The task: Print word for word the first line of the listing below and every line after it, through the line with "const letterSets = [ckLetters, lowLetters, highLetters];". Leave out the pictures and the rest.

+ + + +

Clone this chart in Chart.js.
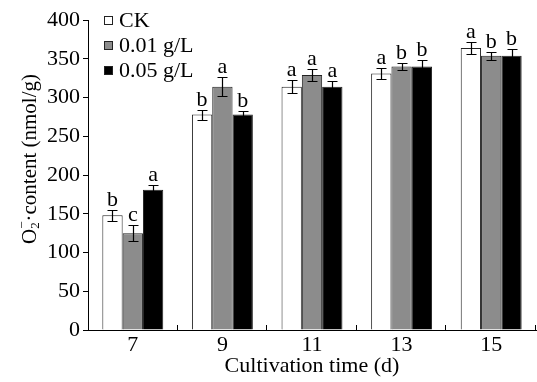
<!DOCTYPE html>
<html>
<head>
<meta charset="utf-8">
<script src="https://cdn.jsdelivr.net/npm/chart.js@4"></script>
<style>
html,body{margin:0;padding:0;background:#fff;}
#wrap{width:537px;height:382px;}
</style>
</head>
<body>
<div id="wrap"><canvas id="c" width="537" height="382"></canvas></div>
<script>
const categories = ['7', '9', '11', '13', '15'];
const seriesNames = ['CK', '0.01 g/L', '0.05 g/L'];
const ckValues = [148, 278, 314, 331, 364];
const ckErrors = [7, 6.5, 8, 7, 7.5];
const ckLetters = ['b', 'b', 'a', 'a', 'a'];
const lowValues = [125, 314, 329, 340, 354];
const lowErrors = [10, 12, 7.5, 4.5, 5];
const lowLetters = ['c', 'a', 'a', 'b', 'b'];
const highValues = [181, 278, 314, 340, 354];
const highErrors = [6, 5, 7, 9, 8];
const highLetters = ['a', 'b', 'a', 'b', 'b'];
const yTicks = [0, 50, 100, 150, 200, 250, 300, 350, 400];

const FONT = "'Liberation Serif', 'Times New Roman', serif";
const FS = 22;
const colors = ['#ffffff', '#8c8c8c', '#000000'];

const errorSets = [ckErrors, lowErrors, highErrors];
const letterSets = [ckLetters, lowLetters, highLetters];

const errorBarPlugin = {
  id: 'errorBars',
  afterDatasetsDraw(chart) {
    const ctx = chart.ctx;
    const y = chart.scales.y;
    ctx.save();
    chart.data.datasets.forEach((ds, di) => {
      const meta = chart.getDatasetMeta(di);
      meta.data.forEach((bar, i) => {
        const v = ds.data[i];
        const e = errorSets[di][i];
        const yt = Math.round(y.getPixelForValue(v + e)) + 0.5;
        const yb = Math.round(y.getPixelForValue(v - e)) + 0.5;
        const x = Math.round(bar.x) + 0.5;
        ctx.strokeStyle = '#000';
        ctx.lineWidth = 1.2;
        ctx.beginPath();
        ctx.moveTo(x, yt); ctx.lineTo(x, yb);
        ctx.moveTo(x - 5, yt); ctx.lineTo(x + 5, yt);
        ctx.moveTo(x - 5, yb); ctx.lineTo(x + 5, yb);
        ctx.stroke();
        ctx.fillStyle = '#000';
        ctx.font = FS + 'px ' + FONT;
        ctx.textAlign = 'center';
        ctx.textBaseline = 'alphabetic';
        ctx.fillText(letterSets[di][i], bar.x, yt - 5);
      });
    });
    ctx.restore();
  }
};

const decorPlugin = {
  id: 'decor',
  afterDraw(chart) {
    const ctx = chart.ctx;
    const xs = chart.scales.x;
    const ca = chart.chartArea;
    ctx.save();
    // inward ticks at category boundaries
    ctx.strokeStyle = '#000';
    ctx.lineWidth = 1;
    const n = categories.length;
    const w = (xs.right - xs.left) / n;
    ctx.beginPath();
    for (let i = 1; i <= n; i++) {
      const x = Math.round(xs.left + i * w) - 0.5;
      ctx.moveTo(x, ca.bottom);
      ctx.lineTo(x, ca.bottom - 5);
    }
    ctx.stroke();

    // legend
    ctx.font = FS + 'px ' + FONT;
    ctx.textBaseline = 'middle';
    ctx.textAlign = 'left';
    seriesNames.forEach((name, i) => {
      const cy = 20 + i * 25;
      ctx.fillStyle = colors[i];
      ctx.fillRect(104, cy - 4, 9, 9);
      ctx.strokeStyle = '#222';
      ctx.strokeRect(104.5, cy - 3.5, 8, 8);
      ctx.fillStyle = '#000';
      ctx.fillText(name, 119, cy + 1);
    });

    // y title with sub/superscript
    ctx.translate(30, 159);
    ctx.rotate(-Math.PI / 2);
    const big = '21px ' + FONT;
    const small = '13px ' + FONT;
    ctx.font = big; const w0 = ctx.measureText('O').width;
    ctx.font = small; const w1 = Math.max(ctx.measureText('2').width, ctx.measureText('\u2212').width);
    ctx.font = big; const w3 = ctx.measureText('\u00b7content (nmol/g)').width;
    const total = w0 + w1 + w3;
    let x = -total / 2;
    ctx.textBaseline = 'middle';
    ctx.fillStyle = '#000';
    ctx.font = big; ctx.fillText('O', x, 0); x += w0;
    ctx.font = small; ctx.fillText('2', x, 6); ctx.fillText('\u2212', x, -7);
    x += w1;
    ctx.font = big; ctx.fillText('\u00b7content (nmol/g)', x, 0);
    ctx.restore();
  }
};

const datasets = [ckValues, lowValues, highValues].map((vals, i) => ({
  label: seriesNames[i],
  data: vals,
  backgroundColor: colors[i],
  borderColor: '#222',
  borderWidth: 1,
  categoryPercentage: 0.68,
  barPercentage: 1.0
}));

new Chart(document.getElementById('c'), {
  type: 'bar',
  data: { labels: categories, datasets },
  options: {
    responsive: false,
    animation: false,
    devicePixelRatio: 1,
    layout: { padding: { left: 0, right: 1, top: 20, bottom: 0 } },
    plugins: { legend: { display: false }, tooltip: { enabled: false } },
    scales: {
      x: {
        grid: { display: false, drawTicks: false, tickLength: 0 },
        border: { color: '#000', width: 1 },
        ticks: { color: '#000', font: { family: FONT, size: FS }, padding: 2 },
        title: { display: true, text: 'Cultivation time (d)', color: '#000',
                 font: { family: FONT, size: FS }, padding: { top: 0, bottom: 3 } },
        afterFit(s) { s.height = 52; }
      },
      y: {
        min: 0, max: 400,
        afterBuildTicks(s) { s.ticks = yTicks.map(v => ({ value: v })); },
        grid: { drawOnChartArea: false, tickLength: 5, color: '#000' },
        border: { color: '#000', width: 1 },
        ticks: { color: '#000', font: { family: FONT, size: FS }, padding: 3 },
        afterFit(s) { s.width = 88; }
      }
    }
  },
  plugins: [errorBarPlugin, decorPlugin]
});
</script>
</body>
</html>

+ + + +

Answer in full:
Clone this chart in Chart.js.
<!DOCTYPE html>
<html>
<head>
<meta charset="utf-8">
<script src="https://cdn.jsdelivr.net/npm/chart.js@4"></script>
<style>
html,body{margin:0;padding:0;background:#fff;}
#wrap{width:537px;height:382px;}
</style>
</head>
<body>
<div id="wrap"><canvas id="c" width="537" height="382"></canvas></div>
<script>
const categories = ['7', '9', '11', '13', '15'];
const seriesNames = ['CK', '0.01 g/L', '0.05 g/L'];
const ckValues = [148, 278, 314, 331, 364];
const ckErrors = [7, 6.5, 8, 7, 7.5];
const ckLetters = ['b', 'b', 'a', 'a', 'a'];
const lowValues = [125, 314, 329, 340, 354];
const lowErrors = [10, 12, 7.5, 4.5, 5];
const lowLetters = ['c', 'a', 'a', 'b', 'b'];
const highValues = [181, 278, 314, 340, 354];
const highErrors = [6, 5, 7, 9, 8];
const highLetters = ['a', 'b', 'a', 'b', 'b'];
const yTicks = [0, 50, 100, 150, 200, 250, 300, 350, 400];

const FONT = "'Liberation Serif', 'Times New Roman', serif";
const FS = 22;
const colors = ['#ffffff', '#8c8c8c', '#000000'];

const errorSets = [ckErrors, lowErrors, highErrors];
const letterSets = [ckLetters, lowLetters, highLetters];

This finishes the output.